The study goes on to describe social media as a key element in the community formed by today’s experience.
“For sports gamblers, it would be a disservice not to monitor social media before placing a bet,” it noted. “Mass online communities providing intricate levels of insight are indicators of how leveraging social media can increase your odds.
“Social media has also revolutionised the fan relationship with athletes, leagues and brands. Of the major players wanting in on the sports betting boom, social media is positioned strategically to act as a significant player between gamblers and the sports business.”
The gambling view, according to PwC, is not limited to the sports fan. “The ease of proposition bets and free-to-play opportunities draw in historically gambling-focused consumers who are likely to be converted to sports consumers,” it said.
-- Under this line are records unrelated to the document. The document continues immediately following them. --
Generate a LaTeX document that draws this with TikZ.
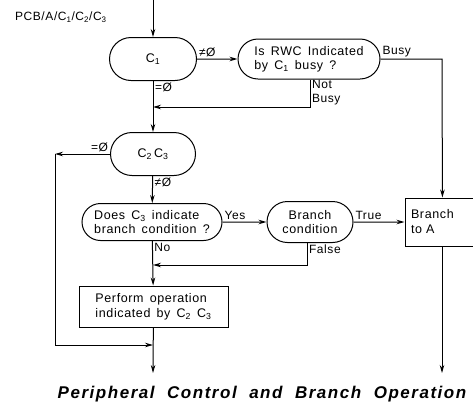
\documentclass[tikz,border=0pt]{standalone}
\usepackage{fontspec}
\setmainfont{Liberation Sans}[LetterSpace=5,WordSpace=1.5]
\newfontfamily\capfont{Liberation Sans}[LetterSpace=9,WordSpace=2]
\usetikzlibrary{shapes.misc,arrows.meta}

\begin{document}
\begin{tikzpicture}[x=1pt,y=-1pt,
    line width=1pt,
    arr/.style={-{Stealth[length=8pt,width=4.5pt]}},
    term/.style={draw,rounded rectangle,inner sep=0pt,align=left,font=\fontsize{12.5}{14}\selectfont},
    opbox/.style={draw,rectangle,inner sep=0pt,align=left,font=\fontsize{12.5}{15}\selectfont},
    lbl/.style={inner sep=1.5pt,font=\fontsize{12}{13.5}\selectfont}]
  \useasboundingbox (0,0) rectangle (473,410);

  % entry
  \node[lbl,anchor=west] (pcb) at (13,17) {PCB/A/C\textsubscript{1}/C\textsubscript{2}/C\textsubscript{3}};
  \coordinate (in) at (153,0);

  % boxes
  \node[term,minimum width=87,minimum height=43] (c1) at (153,59) {C\textsubscript{1}};
  \node[term,minimum width=142,minimum height=40] (rwc) at (309,59) {Is RWC Indicated\\by C\textsubscript{1} busy ?};
  \node[term,minimum width=85,minimum height=43] (c23) at (153,154) {C\textsubscript{2}\,C\textsubscript{3}};
  \node[term,minimum width=140,minimum height=37] (does) at (152,222) {Does C\textsubscript{3} indicate\\branch condition ?};
  \node[term,align=center,minimum width=86,minimum height=41] (bcond) at (310,222) {Branch\\condition};
  \node[opbox,minimum width=75,minimum height=48,text width=63] (bra) at (442.5,222) {Branch\\to A};
  \node[opbox,minimum width=149,minimum height=41] (perf) at (153.5,306.5) {Perform operation\\indicated by C\textsubscript{2} C\textsubscript{3}};

  % bends and ends
  \coordinate (busy) at (442,59);
  \coordinate (nb) at (310,107);
  \coordinate (j1) at (153,107);
  \coordinate (l1) at (55,154);
  \coordinate (l2) at (55,345);
  \coordinate (j3) at (153,345);
  \coordinate (fb) at (307,265);
  \coordinate (j2) at (153,265);
  \coordinate (out) at (153,373);
  \coordinate (braout) at (442,373);

  % connectors
  \draw[arr] (in) -- (c1);
  \draw[arr] (c1) -- node[lbl,pos=0,anchor=south west] {≠Ø} (rwc);
  \draw[arr] (rwc.east) -- node[lbl,pos=0,anchor=south west] {Busy} (busy) -- (bra);
  \draw[arr] (rwc.south -| nb) -- node[lbl,pos=0,anchor=north west,align=left,inner ysep=0.5pt] {Not\\Busy} (nb) -- (j1);
  \draw[arr] (c1) -- node[lbl,pos=0,anchor=north west] {=Ø} (c23);
  \draw[arr] (c23) -- node[lbl,pos=0,anchor=south east] {=Ø} (l1);
  \draw[arr] (l1) -- (l2) -- (j3);
  \draw[arr] (c23) -- node[lbl,pos=0,anchor=north west] {≠Ø} (does);
  \draw[arr] (does) -- node[lbl,pos=0,anchor=south west] {Yes} (bcond);
  \draw[arr] (bcond) -- node[lbl,pos=0,anchor=south west] {True} (bra);
  \draw[arr] (bcond.south -| fb) -- node[lbl,pos=0,anchor=north west] {False} (fb) -- (j2);
  \draw[arr] (does) -- node[lbl,pos=0,anchor=north west] {No} (perf);
  \draw[arr] (perf) -- (out);
  \draw[arr] (bra.south -| braout) -- (braout);

  % caption
  \node[font=\capfont\bfseries\itshape\fontsize{17}{19}\selectfont] (cap) at (262,394) {Peripheral Control and Branch Operation};
\end{tikzpicture}
\end{document}
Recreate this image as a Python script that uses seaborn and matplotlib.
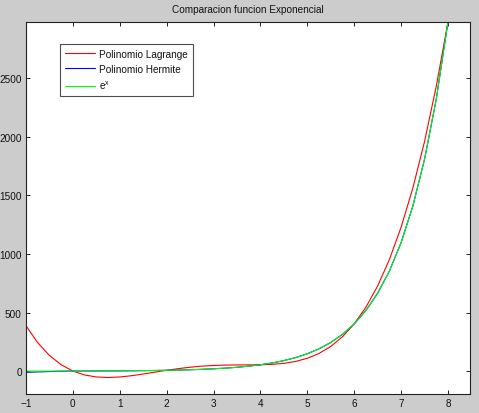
import numpy as np
import pandas as pd
import matplotlib
matplotlib.use("Agg")
import matplotlib.pyplot as plt
import seaborn as sns

# x sample points (step 0.25 from -1 to 8)
x_vals = [-1.0, -0.75, -0.5, -0.25, 0.0, 0.25, 0.5, 0.75, 1.0, 1.25, 1.5, 1.75,
          2.0, 2.25, 2.5, 2.75, 3.0, 3.25, 3.5, 3.75, 4.0, 4.25, 4.5, 4.75,
          5.0, 5.25, 5.5, 5.75, 6.0, 6.25, 6.5, 6.75, 7.0, 7.25, 7.5, 7.75, 8.0]

lagrange = [387.2, 242.8, 133.9, 54.9, 1.0, -32.5, -49.6, -54.2, -49.7, -38.9,
            -24.5, -8.4, 7.4, 21.7, 33.7, 42.7, 48.6, 51.9, 53.2, 53.6, 54.6,
            58.2, 66.7, 82.9, 109.9, 151.3, 211.0, 293.5, 403.4, 546.1, 727.0,
            952.2, 1228.1, 1561.5, 1959.6, 2430.1, 2981.0]

hermite = [-9.5, -6.5, -3.5, -0.5, 1.00, 1.28, 1.65, 2.12, 2.72, 3.49, 4.48,
           5.75, 7.39, 9.49, 12.18, 15.64, 20.09, 25.79, 33.12, 42.52, 54.60,
           70.11, 90.02, 115.58, 148.41, 190.57, 244.69, 314.19, 403.43, 518.01,
           665.14, 854.06, 1096.63, 1408.10, 1808.04, 2321.57, 2980.96]

exponencial = [0.37, 0.47, 0.61, 0.78, 1.00, 1.28, 1.65, 2.12, 2.72, 3.49, 4.48,
               5.75, 7.39, 9.49, 12.18, 15.64, 20.09, 25.79, 33.12, 42.52, 54.60,
               70.11, 90.02, 115.58, 148.41, 190.57, 244.69, 314.19, 403.43, 518.01,
               665.14, 854.06, 1096.63, 1408.10, 1808.04, 2321.57, 2980.96]

labels = ["Polinomio Lagrange", "Polinomio Hermite", "e$^{x}$"]
colors = ["#ff0000", "#0000ff", "#00ff00"]
x_ticks = [-1, 0, 1, 2, 3, 4, 5, 6, 7, 8]
y_ticks = [0, 500, 1000, 1500, 2000, 2500]
title = "Comparacion funcion Exponencial"

sns.set_theme(style="white")
plt.rcParams['font.family'] = ['Liberation Sans', 'DejaVu Sans']
plt.rcParams['mathtext.default'] = 'regular'

fig = plt.figure(figsize=(4.79, 4.14), dpi=100, facecolor="#cccccc")
ax = fig.add_axes([0.0543, 0.0459, 0.9269, 0.8985])
ax.set_facecolor("white")

for series, lab, col in zip([lagrange, hermite, exponencial], labels, colors):
    sns.lineplot(x=x_vals, y=series, color=col, lw=0.8, ax=ax, label=lab,
                 sort=False, estimator=None)

ax.set_xlim(-1, 8.47)
ax.set_ylim(-195, 2981)
ax.set_xticks(x_ticks)
ax.set_yticks(y_ticks)
ax.tick_params(direction="in", length=3, width=0.7, colors="#222222",
               labelsize=7.2, labelcolor="#111111", pad=3,
               top=True, right=True, bottom=True, left=True)
for sp in ax.spines.values():
    sp.set_color("#222222")
    sp.set_linewidth(0.8)
    sp.set_visible(True)

ax.set_title(title, fontsize=7.2, color="#111111", pad=7)

leg = ax.legend(loc="upper left", bbox_to_anchor=(0.0766, 0.941), borderaxespad=0,
                fontsize=7.2, frameon=True, fancybox=False, handlelength=3.0,
                handletextpad=0.4, borderpad=0.5, labelspacing=0.5)
leg.get_frame().set_edgecolor("#222222")
leg.get_frame().set_linewidth(0.8)
for t in leg.get_texts():
    t.set_color("#111111")

fig.savefig("out.png", dpi=100, facecolor=fig.get_facecolor())
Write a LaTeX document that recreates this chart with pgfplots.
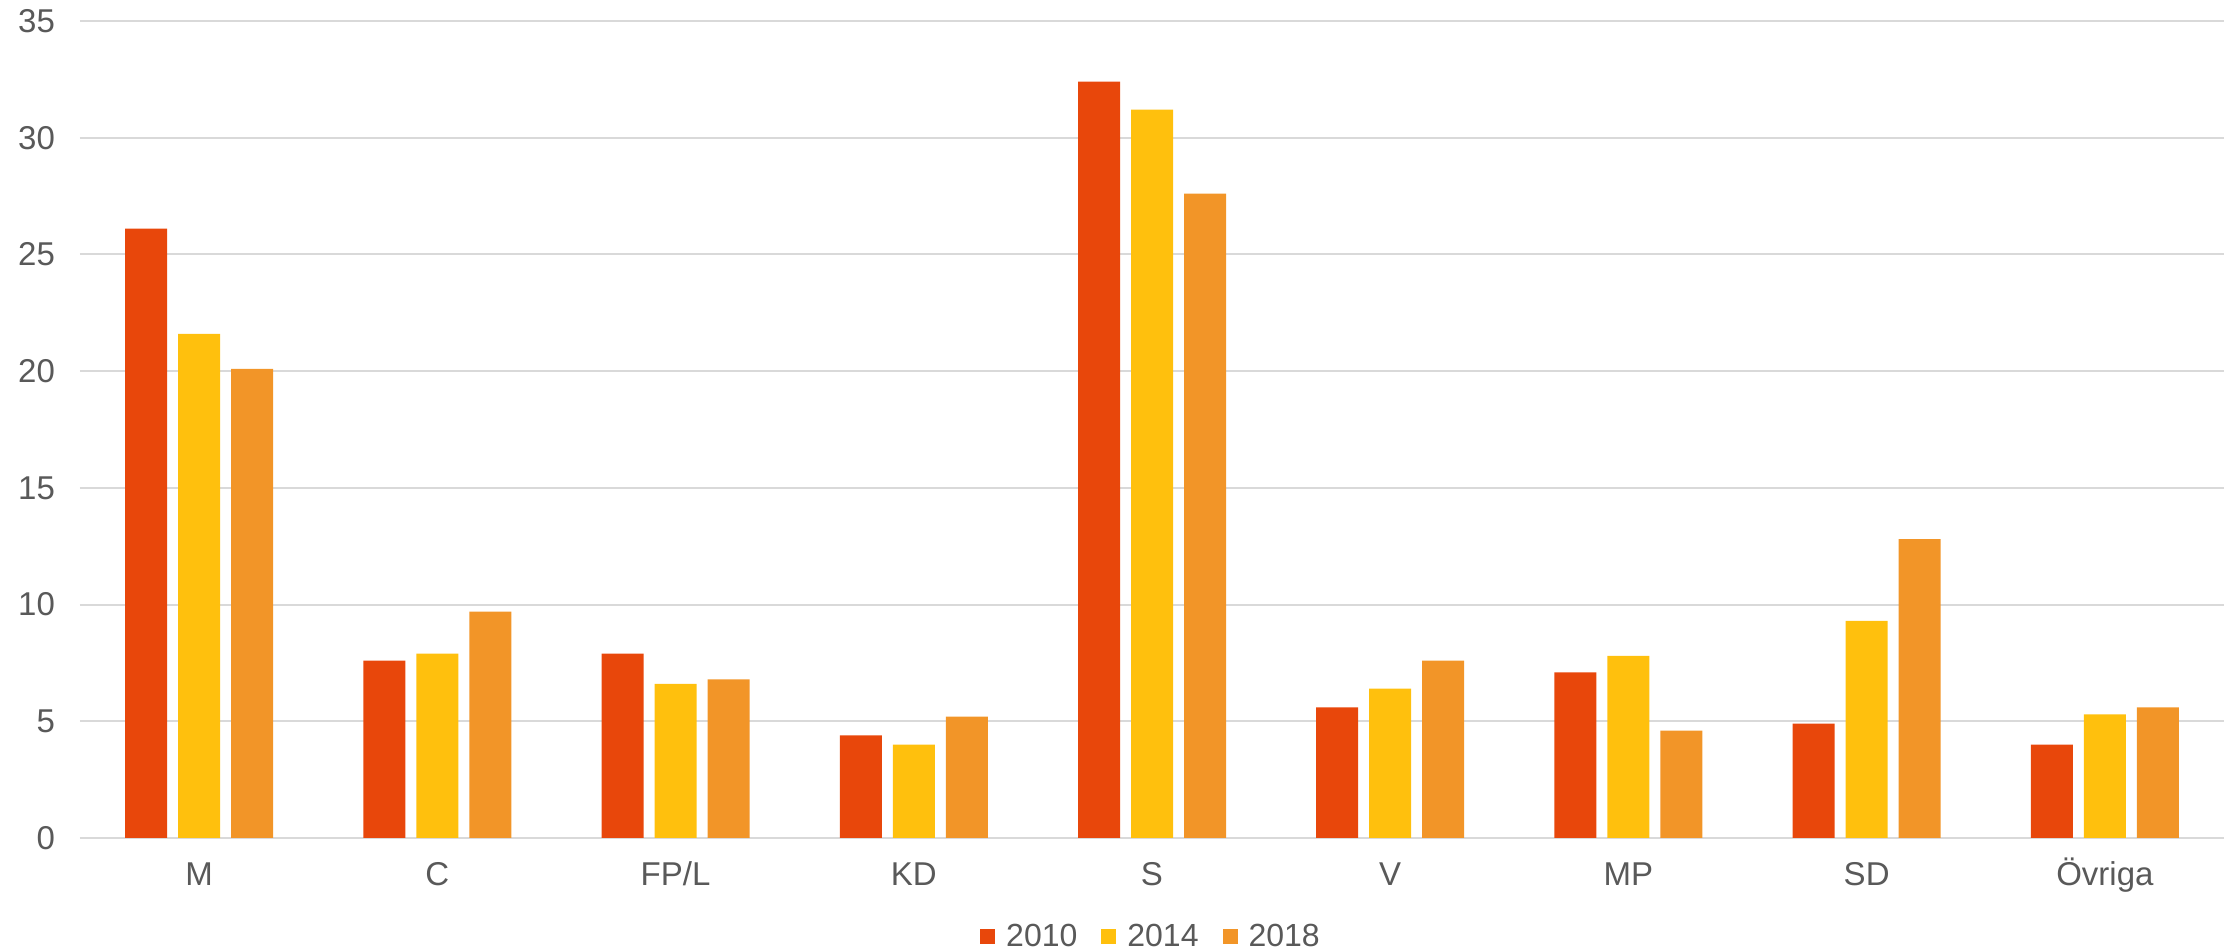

“Offers for predictive gaming during live telecasts draw in audiences right from their living room and help maintain viewership. Despite the quality of the game itself, a personal interest to stay tuned for the outcome—independent of the competitiveness of the game—allows broadcasters and advertisers alike a longer and deeper opportunity to maintain attention and interest from viewers.”
The report also forecasts that in the longer term, sports betting would leave on the sector an indelible mark. It said: “Legalised betting is a concept that sports leagues and regulators took years to embrace, fearing corruption could taint the entire business. Now, it is finally becoming clear – betting could be the ticket to undeniable monetisation. The potential to permanently embed legal sports betting into the sports ecosystem proves to be an unstoppable catalyst, forever changing the game.”